A Point-Based Approach to Efficient LiDAR Multi-Task Perception
Christopher Lang, Alexander Braun, Lars Schillingmann, Abhinav Valada
Abstract
Multi-task perception networks hold great potential as they can improve performance and computational efficiency compared to their single-task counterparts, facilitating online deployment. However, current multi-task architectures in point cloud perception combine multiple task-specific point cloud representations, each requiring a separate feature encoder, making the network significantly large and slow. In this work, we propose PAttFormer, an efficient multi-task learning architecture for joint semantic segmentation and object detection in point clouds, only relying on a point-based representation.
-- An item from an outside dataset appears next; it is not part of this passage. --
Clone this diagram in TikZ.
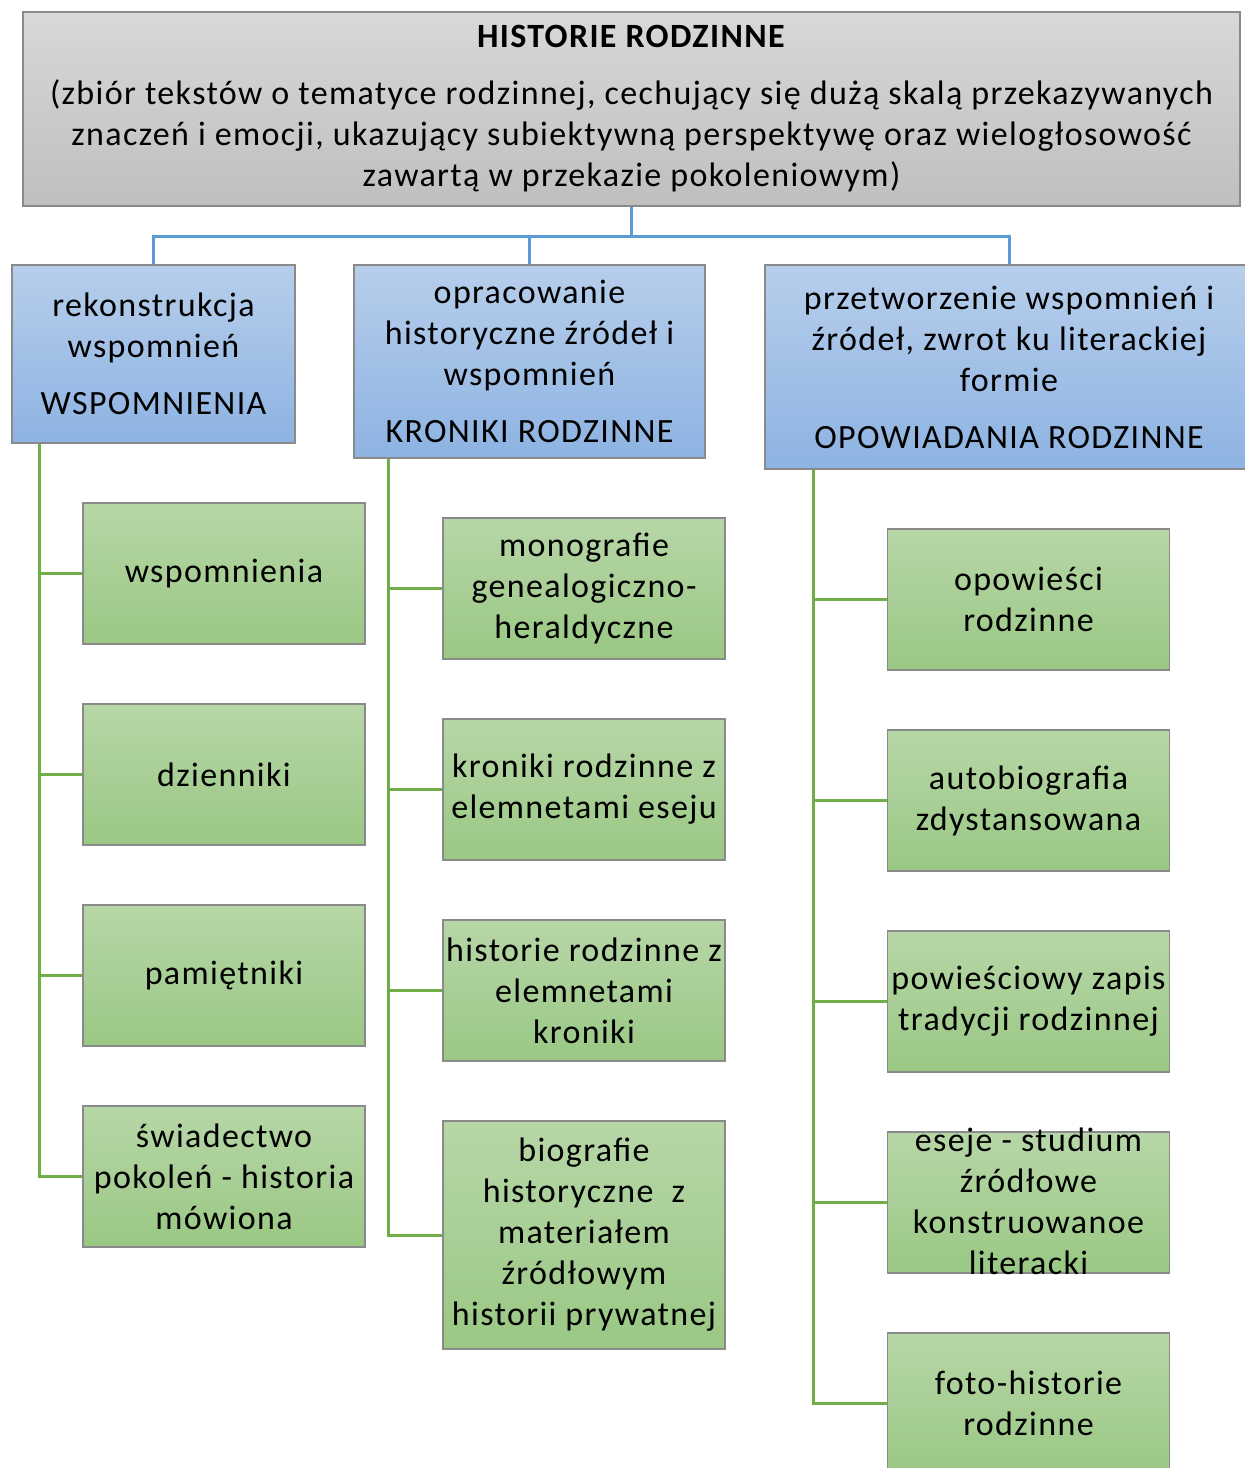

The network builds on transformer-based feature encoders using neighborhood attention and grid-pooling, complemented with a query-based detection decoder using a novel 3D deformable- attention detection head topology. Unlike other LiDAR-based multi-task architectures, our proposed PAttFormer does not require separate feature encoders for multiple task-specific point cloud representations, resulting in a network that is 3× smaller and 1.4× faster while achieving competitive performance on the nuScenes and KITTI benchmarks for autonomous driving perception. We perform extensive evaluations that show substantial improvement from multi-task learning, achieving +1.7% in mIoU for LiDAR semantic segmentation and +1.7% in mAP for 3D object detection on the nuScenes benchmark compared to the single-task models.